The archive is a confronting and unsettling place, akin to a haunted house. In hosting – or, in a sense, keeping captive – sacred and often stolen objects, the archive is a place of profound paradox. It obscures items in a process of homogenisation that seeks to flatten complex, layered histories into singular narratives, erasing the multiplicity of their meanings. The British Museum alone holds around eight million objects, the largest collection of cultural artefacts in the world. Of these, over six thousand are connected to Australian Aboriginal and Torres Strait Islander peoples. Many were looted during early colonial contact, yet these objects continue to hold immense cultural significance for First Nations communities, albeit exiled from Country and residing on the other side of the world.

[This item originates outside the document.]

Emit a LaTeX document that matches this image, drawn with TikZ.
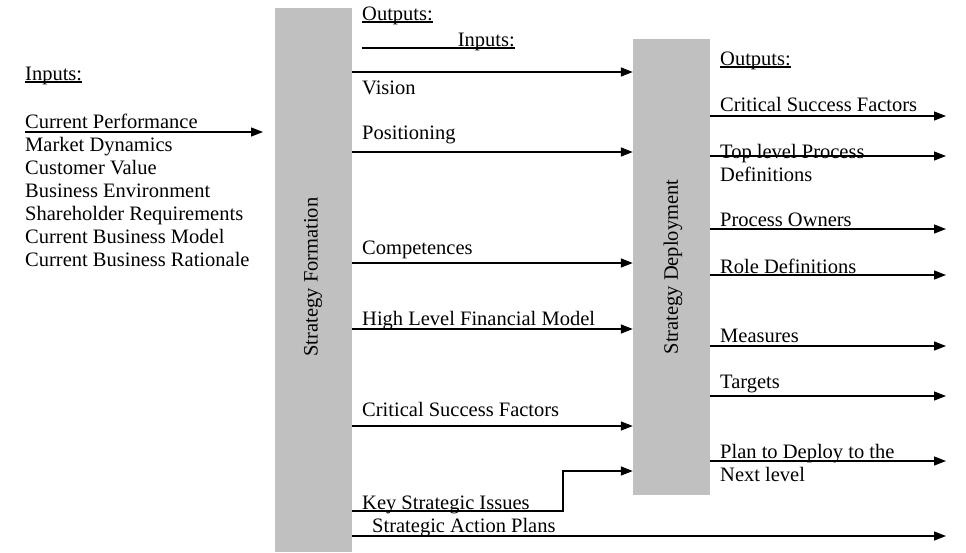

A multitude of artists have mobilised the archive as a site of aesthetic and political interrogation – especially since the ‘archival turn’ in the 1990s – often destabilising the systematic and structural foundations of the institution. For First Nations artists, the archive embodies a haunting paradox, merging colonial trauma, degradation and ancestral memory. This intricate interplay is explored in The British Museum, 2023, by Matthew Harris, acquired by the National Gallery of Victoria in 2024 through the Victorian Foundation for Living Australian Artists.

Harris grew up in Wangaratta, Yorta Yorta Country in north-east Victoria. An artist of Koori, Scandinavian and Scottish heritage, Harris works across painting, assemblage and installation. In The British Museum, Harris presents a suite of six hessian canvases adorned with white ochre depicting phantom-like silhouettes of First Nations objects from Australia. In developing the work, Harris accessed the British Museum’s collection online and painted, in alphabetical order, a selection of these objects housed in the museum. Rather than providing detailed renderings, Harris gives an intentionally obscured representation, a meta-critique of the archive’s own tendency to abstract and decontextualise the objects within its possession.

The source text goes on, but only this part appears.